When HMT Empire Windrush dropped anchor in Tilbury, Essex in the United Kingdom on June 21, 1948, 1,027 passengers and two stowaways were on board. The passengers did not disembark onto British soil until the next day June 22, 1948.
Most of them came from Jamaica (539 people) according to official records. The rest were from Bermuda, Trinidad, what was then known as British Guiana and other Caribbean and non-Caribbean countries.
119 were from England while 66 displaced Polish refugees granted British citizenship on account of the Second World War had joined the party in Mexico. Quite a number gave their last countries of residence as “somewhere in the Caribbean.”
The arrival of that ship with a large number of West Indians and the many other ships that would berth in the UK between 1948 and 1971 gave us the name the “Windrush Generation” and this year, we celebrate the 75th anniversary of that historic landing in Tilbury.
King Charles has already hosted an anniversary do, a commemorative postage stamp and a coin have been issued and a slew of literary, musical and cinematic events have been scheduled to commemorate the watershed historical moment.
Historian David Olusoga has, however, written that the HMT Empire Windrush was not the first ship to transport large numbers of West Indians to the UK. In a piece commemorating the 70th anniversary, he wrote, "In March 1947, the SS Ormonde transported 108 migrants from Jamaica to Liverpool. In December that year the Almanzora, carrying around 200 people from the West Indies, docked at Southampton."
Olusoga goes ahead to write that “...the new arrivals from the Windrush were depicted as plucky pioneers, victims of economic difficulties in their home islands, who had come to Britain to help the ‘mother country’ in its hour of need. Their misfortune was to be Britain’s gain, but the stress was firmly on the message that they had come here to work, as indeed they had.”

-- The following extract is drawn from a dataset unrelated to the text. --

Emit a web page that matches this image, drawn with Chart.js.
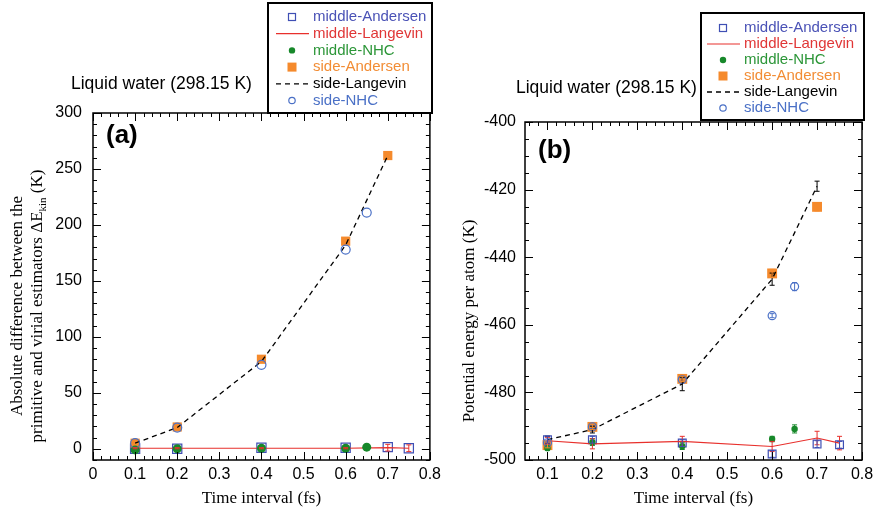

Their arrival was celebrated in the press as Olusoga notes. Many of the newly arrived had fought as citizens of the Commonwealth during the 2nd World War so coming to Britain was akin to a “homecoming” for many of them. The British establishment also needed workers to help rebuild and recover from the effects of the war just as Germany had welcomed Turkish Gastarbeiter (guest workers between 1955 and 1973). It was meant to be a symbiotic relationship.
In fact in a famous clip from Pathe Press, Lord Kitchener, a Calypso singer is seen performing a song he had composed on the journey over. The song, “London is the Place for Me”, seems now, in hindsight, like a reverse negro spiritual from the Middle Passage.
But the warm welcome did not last too long. A mere two days after the HMT Empire Windrush's docking, a group of 11 Labour MPs wrote Prime Minister Clement Attlee requesting him to halt the "influx of coloured people".
The “segregation” had begun, and much ink has been spilled in chronicling the racism that those early arrivals and subsequent others would face in the days to come. Housing was hard and difficult to find because many whites would not rent to blacks and it was the same with jobs. Those who found jobs found mostly menial employment.
Those inequalities have persisted through the ages and even though progress has been made, the fact remains that 75 years after the landing, Black and Minoritised British citizens are still disproportionately impacted when it comes to employment and home ownership.
The Poet and activist Linton Kwesi Johnson, one of the many writers of Caribbean origin who have enlivened British literature, in reacting to the inequalities, noted in an interview that the mass arrival of blacks especially from the Caribbean was made up of two generations; the heroic and the rebel generations.
The early arrivals were reticent and condoned the racism they encountered but “...the so-called second generation of Black youth had begun to emerge, and they were the rebel generation;...Well, by rebel generation, I mean the generation of youth who were not prepared to be as reticent about the racism that we were experiencing, and were not prepared to be as passive.”
To contextualise the Windrush generation with regard to these inequalities, one must reference the 2010 destruction of the cards of individual passengers by the Home Office under Theresa May which caused a huge row and scandal.
According to the BBC, “The Windrush row erupted after it emerged that some children of Caribbean migrants who settled in the UK from the late 1940s to the 1970s had been declared illegal immigrants and threatened with deportation.”
As we commemorate and celebrate the 75th anniversary of a watershed moment in British history vis-a-vis the mass arrival of blacks, the dawn of a truly multicultural society, and what has been framed as “putting the Great in Britain” we must pause to reflect how our forebears dealt with these inequalities, how we are dealing with it and how our children will deal with it.